|Date(s):||March 2, 1867|
|Location(s):||Washington City, District of Columbia|
|Course:||“Rise And Fall of the Slave South,” University of Virginia|
|Rating:||4.27 (166 votes)|
The First Reconstruction Act, also known as the Military Reconstruction Act, passed into law on March 2, 1867 over the veto of President Andrew Johnson. The act applied to all the ex-Confederate states in the South, except Tennessee who had already ratified the Fourteenth Amendment. It split the states into five military districts, each under the control of a Northern General whose responsibility it was to protect life and property. The First Reconstruction Act also demanded the need for new state delegates and constitutions, the ratification of the Fourteenth amendment, and the provisions of equal rights for each citizen. The most radical aspect of the Act was the enfranchisement of all citizens, except ex-Confederates, and so provided for the coming of black suffrage
The President attempted to veto the bill, for he regarded it as unconstitutional. In his eyes, the act denied the states a legal government, and therefore did not provide for the protection of rights and property. Johnson saw Reconstruction as the means to establish peace between the North and South, and resume normal relations. However, like many in the South, he saw the Act as antagonistic and contradictive of this aim. Johnson, and the South, also saw the danger in the power bestowed on the military commanders. To them it appeared as if Congress were attempting to establish a military monarchy in the South, in which the will of the commander was law, and in which cruelty against the South could be exercised at a whim. The commander could condemn a person to death without trial, determine the rights of property and the person, and dispose of land and goods. The South considered this their eventual, long feared subjugation to the North.

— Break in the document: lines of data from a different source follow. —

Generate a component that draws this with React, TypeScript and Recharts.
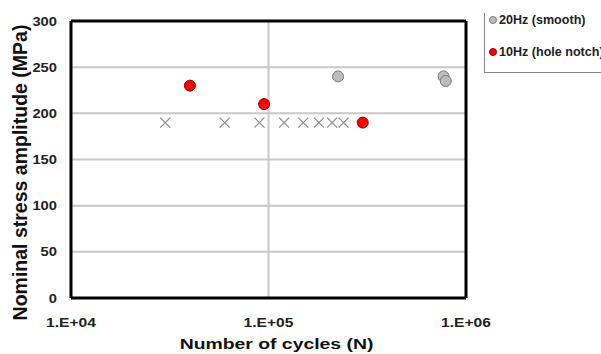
import React from 'react';
import { ScatterChart, Scatter, XAxis, YAxis, CartesianGrid, ReferenceLine, Label } from 'recharts';

const smoothCycles = [225000, 770000, 790000];
const smoothStress = [240, 240, 235];
const notchCycles = [40000, 95000, 300000];
const notchStress = [230, 210, 190];
const runoutCycles = [30000, 60000, 90000, 120000, 150000, 180000, 210000, 240000];
const runoutStress = [190, 190, 190, 190, 190, 190, 190, 190];
const xTicks = [10000, 100000, 1000000];
const yTicks = [0, 50, 100, 150, 200, 250, 300];
const legendLabels = ['20Hz (smooth)', '10Hz (hole notch)'];
const xTitle = 'Number of cycles (N)';
const yTitle = 'Nominal stress amplitude (MPa)';

const toPts = (xs: number[], ys: number[]) => xs.map((x, i) => ({ x, y: ys[i] }));
const smoothData = toPts(smoothCycles, smoothStress);
const notchData = toPts(notchCycles, notchStress);
const runoutData = toPts(runoutCycles, runoutStress);

const fmt = (v: number) => {
  const e = Math.round(Math.log10(v));
  return `1.E+${e < 10 ? '0' + e : e}`;
};

const FONT = 'Liberation Sans, Arial, sans-serif';

const GreyDot = (p: any) => <circle cx={p.cx} cy={p.cy} r={5.5} fill="#bdbdbd" stroke="#7a7a7a" strokeWidth={1} />;
const RedDot = (p: any) => <circle cx={p.cx} cy={p.cy} r={5.5} fill="#ff0000" stroke="#8a0000" strokeWidth={1} />;
const Cross = (p: any) => {
  const s = 5;
  return (
    <path
      d={`M${p.cx - s},${p.cy - s}L${p.cx + s},${p.cy + s}M${p.cx - s},${p.cy + s}L${p.cx + s},${p.cy - s}`}
      stroke="#8c8c8c"
      strokeWidth={1.2}
      fill="none"
    />
  );
};

const XTick = (p: any) => (
  <g transform={`translate(${p.x},${p.y})`}>
    <text transform="scale(1.25,1)" textAnchor="middle" dy="0.71em" fontSize={12.5} fontWeight={700} fill="#222" fontFamily={FONT}>
      {fmt(p.payload.value)}
    </text>
  </g>
);

const YTick = (p: any) => (
  <g transform={`translate(${p.x},${p.y})`}>
    <text transform="scale(1.18,1)" textAnchor="end" dy="0.36em" fontSize={12.5} fontWeight={700} fill="#222" fontFamily={FONT}>
      {p.payload.value}
    </text>
  </g>
);

const XTitle = (p: any) => {
  const vb = p.viewBox;
  const cx = vb.x + vb.width / 2 + 8;
  return (
    <g transform={`translate(${cx},349)`}>
      <text transform="scale(1.25,1)" textAnchor="middle" fontSize={15.5} fontWeight={700} fill="#111" fontFamily={FONT}>
        {xTitle}
      </text>
    </g>
  );
};

const YTitle = (p: any) => {
  const vb = p.viewBox;
  const cy = vb.y + vb.height / 2 + 13;
  return (
    <text transform={`translate(27,${cy}) rotate(-90)`} textAnchor="middle" fontSize={19.5} fontWeight={700} fill="#111" fontFamily={FONT}>
      {yTitle}
    </text>
  );
};

export default function App() {
  const legendText: React.CSSProperties = { display: 'inline-block', transform: 'scaleX(0.93)', transformOrigin: 'left center', fontSize: 13.5 };
  return (
    <div style={{ position: 'absolute', left: 0, top: 0, width: 601, height: 354, background: '#fff', overflow: 'hidden', fontFamily: FONT }}>
      <ScatterChart width={601} height={354} margin={{ top: 21, right: 135, bottom: 0, left: 0 }}>
        <CartesianGrid vertical={false} stroke="#c8c8c8" strokeWidth={2} />
        <XAxis
          dataKey="x"
          type="number"
          scale="log"
          domain={[10000, 1000000]}
          ticks={xTicks}
          tick={<XTick />}
          tickLine={false}
          tickSize={0}
          tickMargin={20}
          axisLine={{ stroke: '#000', strokeWidth: 3 }}
          height={56}
          allowDataOverflow
        >
          <Label content={<XTitle />} />
        </XAxis>
        <YAxis
          dataKey="y"
          type="number"
          domain={[0, 300]}
          ticks={yTicks}
          tick={<YTick />}
          tickLine={false}
          tickSize={0}
          tickMargin={14}
          axisLine={{ stroke: '#000', strokeWidth: 3 }}
          width={71}
        >
          <Label content={<YTitle />} />
        </YAxis>
        <ReferenceLine x={100000} stroke="#c8c8c8" strokeWidth={2} />
        <ReferenceLine y={300} stroke="#000" strokeWidth={3} />
        <ReferenceLine x={1000000} stroke="#000" strokeWidth={3} />
        <Scatter data={runoutData} shape={Cross} isAnimationActive={false} />
        <Scatter data={smoothData} shape={GreyDot} isAnimationActive={false} />
        <Scatter data={notchData} shape={RedDot} isAnimationActive={false} />
      </ScatterChart>
      <div style={{ position: 'absolute', left: 484, top: 13, width: 200, height: 59, borderLeft: '1px solid #888', borderBottom: '1px solid #888' }} />
      <div style={{ position: 'absolute', left: 489, top: 12, fontWeight: 700, color: '#222', whiteSpace: 'nowrap', lineHeight: '16px' }}>
        <div style={{ display: 'flex', alignItems: 'center' }}>
          <span style={{ display: 'inline-block', width: 6, height: 6, borderRadius: '50%', background: '#bdbdbd', border: '1px solid #7a7a7a', marginRight: 2 }} />
          <span style={legendText}>{legendLabels[0]}</span>
        </div>
        <div style={{ display: 'flex', alignItems: 'center', marginTop: 16 }}>
          <span style={{ display: 'inline-block', width: 6, height: 6, borderRadius: '50%', background: '#ff0000', border: '1px solid #8a0000', marginRight: 2 }} />
          <span style={legendText}>{legendLabels[1]}</span>
        </div>
      </div>
    </div>
  );
}
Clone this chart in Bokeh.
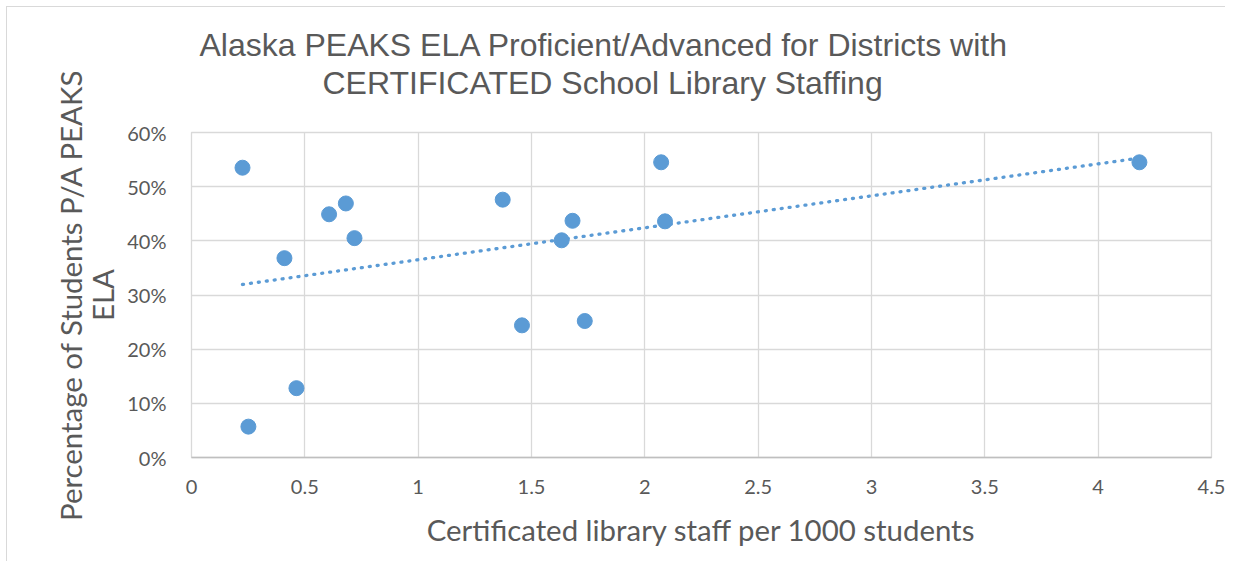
import numpy as np
from bokeh.plotting import figure
from bokeh.models import Range1d, FixedTicker, PrintfTickFormatter, Title, InlineStyleSheet
from bokeh.embed import file_html
from bokeh.resources import INLINE

# ---- data ----
staff_per_1000 = [0.225, 0.251, 0.410, 0.463, 0.607, 0.681, 0.719,
                  1.373, 1.458, 1.633, 1.681, 1.735, 2.072, 2.089, 4.182]
pct_proficient = [53.5, 5.7, 36.8, 12.8, 44.9, 46.9, 40.5,
                  47.6, 24.4, 40.1, 43.7, 25.2, 54.5, 43.6, 54.5]
x_ticks = [0, 0.5, 1, 1.5, 2, 2.5, 3, 3.5, 4, 4.5]
y_ticks = [0, 10, 20, 30, 40, 50, 60]
title_lines = ["Alaska PEAKS ELA Proficient/Advanced for Districts with",
               "CERTIFICATED School Library Staffing"]
x_title = "Certificated library staff per 1000 students"
y_title_lines = ["Percentage of Students P/A PEAKS", "ELA"]

BLUE = "#5B9BD5"
GRID = "#D9D9D9"
TXT = "#595959"

p = figure(width=1225, height=561,
           x_range=Range1d(0, 4.5), y_range=Range1d(0, 60),
           output_backend="svg", toolbar_location=None,
           min_border_left=191, min_border_right=14,
           min_border_top=132, min_border_bottom=104)
p.background_fill_color = "white"
p.border_fill_color = "white"
p.outline_line_color = GRID
p.outline_line_width = 1.3
p.stylesheets = [InlineStyleSheet(css="""
:host { position: relative; }
:host::after {
  content: ""; position: absolute; left: 6px; top: 6px;
  width: calc(100% - 6px); height: calc(100% - 6px);
  border-left: 1px solid #D9D9D9; border-top: 1px solid #D9D9D9;
  box-sizing: border-box; pointer-events: none; z-index: 10;
}
""")]

# grids
p.xgrid.ticker = FixedTicker(ticks=x_ticks)
p.ygrid.ticker = FixedTicker(ticks=y_ticks)
for g in (p.xgrid, p.ygrid):
    g.grid_line_color = GRID
    g.grid_line_width = 1.3

# axes
p.xaxis.ticker = FixedTicker(ticks=x_ticks)
p.yaxis.ticker = FixedTicker(ticks=y_ticks)
p.yaxis.formatter = PrintfTickFormatter(format="%d%%")
for ax in (p.xaxis, p.yaxis):
    ax.major_tick_line_color = None
    ax.minor_tick_line_color = None
    ax.major_label_text_font = "Lato"
    ax.major_label_text_font_size = "20px"
    ax.major_label_text_color = TXT
    ax.axis_label_text_font = "Lato"
    ax.axis_label_text_font_size = "29.4px"
    ax.axis_label_text_font_style = "normal"
    ax.axis_label_text_color = TXT
p.xaxis.axis_line_color = "#BFBFBF"
p.xaxis.axis_line_width = 1.5
p.yaxis.axis_line_color = None
p.xaxis.major_label_standoff = 16
p.yaxis.major_label_standoff = 19

p.xaxis.axis_label = x_title
p.xaxis.axis_label_standoff = 15
p.yaxis.axis_label = "\n".join(y_title_lines)
p.yaxis.axis_label_standoff = 4
p.yaxis.axis_label_text_line_height = 0.92

# trendline (least squares, as Excel's linear trendline)
xs = np.array(staff_per_1000)
ys = np.array(pct_proficient)
slope, intercept = np.polyfit(xs, ys, 1)
tx = np.array([xs.min(), xs.max()])
p.line(tx, slope * tx + intercept, line_color=BLUE, line_width=3.3,
       line_dash="1 7", line_cap="round")

# points
p.scatter(staff_per_1000, pct_proficient, size=15, marker="circle",
          fill_color=BLUE, line_color=BLUE, line_width=1)

# title: spacer nearest the frame, then the second line, then the first
p.add_layout(Title(text=" ", text_font_size="2px", standoff=28,
                   text_color="white"), "above")
p.add_layout(Title(text=title_lines[1], align="left", offset=131,
                   text_font="Liberation Sans", text_font_size="32px",
                   text_font_style="normal", text_color=TXT, standoff=0), "above")
p.add_layout(Title(text=title_lines[0], align="left", offset=8,
                   text_font="Liberation Sans", text_font_size="32px",
                   text_font_style="normal", text_color=TXT, standoff=0), "above")

open("out.html", "w").write(file_html(p, INLINE))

The First Reconstruction act raised further difficulties. Firstly, it took away the equality and validity of the Southern states to which it applied, yet it demanded that they ratified the Fourteenth amendment. Southern politicians argued that Congress had illegally passed the act due to the lack of representation of Southern states. The Southern states were left inactive as neither the military commanders nor the new delegates knew if their role included the responsibility to act in accordance to the law.